Pakistan's headline inflation rate has dropped to a historic low of 0.7% year-on-year in March 2025, according to data released by the Pakistan Bureau of Statistics (PBS) on April 3, 2025. This significant decrease marks a notable decline from the previous month's inflation rate of 1.5%, and it is the lowest reading recorded since December 1965, making it a 59-year low, as highlighted by Arif Habib Limited (AHL) in their recent analysis.
On a month-on-month basis, inflation saw an increase of 0.9% in March 2025, contrasting with a decrease of 0.8% in February and an increase of 1.7% in the same month last year. The average Consumer Price Index (CPI) inflation during the first nine months of the fiscal year 2025 stands at 5.25%, a significant reduction compared to the staggering 27.06% recorded during the same period last year.
The trajectory of inflation in Pakistan has been a pressing economic issue, especially following a peak in May 2023 when the CPI inflation rate soared to an unprecedented 38%. However, recent trends indicate a consistent decline in inflation rates. Just days before the PBS report, the Finance Division projected that headline inflation would remain within the 1-1.5% range for March 2025, with expectations of a slight increase to 2-3% in April 2025.
The Monetary Policy Committee (MPC) of the State Bank of Pakistan (SBP) held its last meeting where it decided to maintain the policy rate at 12%. The committee noted that the lower-than-expected inflation in February was primarily due to a drop in food and energy prices, although it acknowledged the risks posed by the inherent volatility in these sectors. They cautioned that while overall inflation is declining, core inflation remains stubbornly high, which could lead to future increases in the inflation rate.
In terms of urban and rural inflation, the data reveals a contrasting picture. Urban CPI inflation decreased to 1.2% year-on-year in March 2025, down from 1.8% in February, and a staggering 21.9% in March 2024. On a month-on-month basis, urban inflation increased by 0.8%, compared to a decrease of 0.7% in February and an increase of 1.4% in March 2024. Conversely, rural inflation remained unchanged year-on-year at 1.1%, with a month-on-month increase of 1.1% in March 2025, compared to a decrease of 1.1% in February.
Meanwhile, Turkey is also experiencing a notable decline in its inflation rate. The annual inflation rate eased to 38.10% in March 2025, down from 39.05% in February, and below market expectations of 38.90%. This marks the tenth consecutive month of declining consumer inflation and the lowest level since December 2021.

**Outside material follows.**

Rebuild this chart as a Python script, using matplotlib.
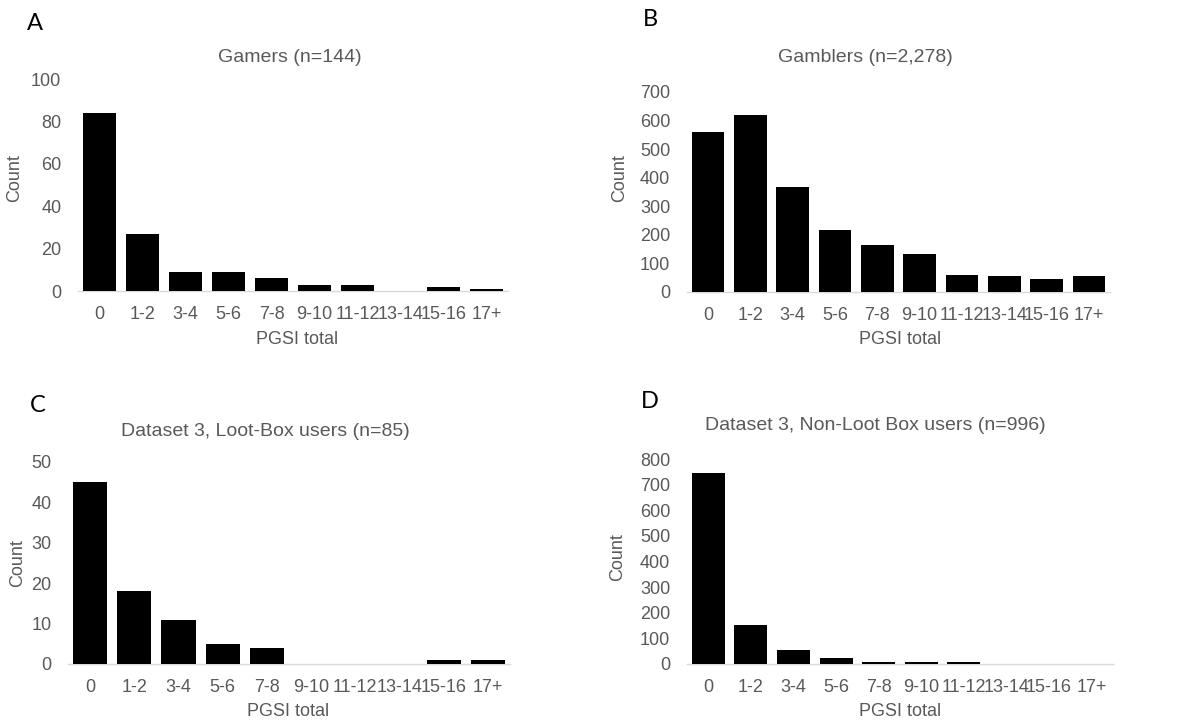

Price increases have moderated across various categories, with clothing and footwear rising by 14.81% compared to 20.84% in February, transport costs increasing by 21.59% down from 23.38%, and furnishings and household equipment seeing a rise of 32.41% compared to 33.60%. Health-related costs have also shown a decrease, with inflation dropping from 43.02% in February to 42.01% in March. However, food and non-alcoholic beverage prices have seen a modest acceleration, increasing from 35.11% to 37.12%.
Core inflation in Turkey has also dropped significantly to 37.42%, the lowest since December 2021, down from 42.10% in February. On a monthly basis, the Consumer Price Index (CPI) increased by 2.46%, which is higher than the 2.27% rise recorded in February.
Both countries are navigating through a complex economic landscape where inflation has been a persistent challenge. In Pakistan, the drop in inflation is welcomed news, especially after a period of extreme economic pressure. The government and economic analysts are hopeful that the downward trend will continue, allowing for greater stability in the economy.
In Turkey, the continued decline in inflation rates is a positive sign for consumers and businesses alike, suggesting that the economic measures taken by the government may be yielding results. However, the slight increase in food prices raises concerns about the overall affordability of essential goods for the population.
As both nations work to manage inflation, the implications for their economies could be significant. For Pakistan, maintaining low inflation rates could foster consumer confidence and stimulate economic growth. In Turkey, the sustained decline could lead to improved purchasing power for citizens, although vigilance will be necessary to ensure that food prices do not continue to rise.
In summary, the latest inflation data from both Pakistan and Turkey reveals significant trends that could shape their economic futures. While Pakistan celebrates a historic low in inflation, Turkey shows signs of recovery as it continues to navigate through its own economic challenges. The coming months will be crucial for both countries as they strive to maintain stability and foster growth in their respective economies.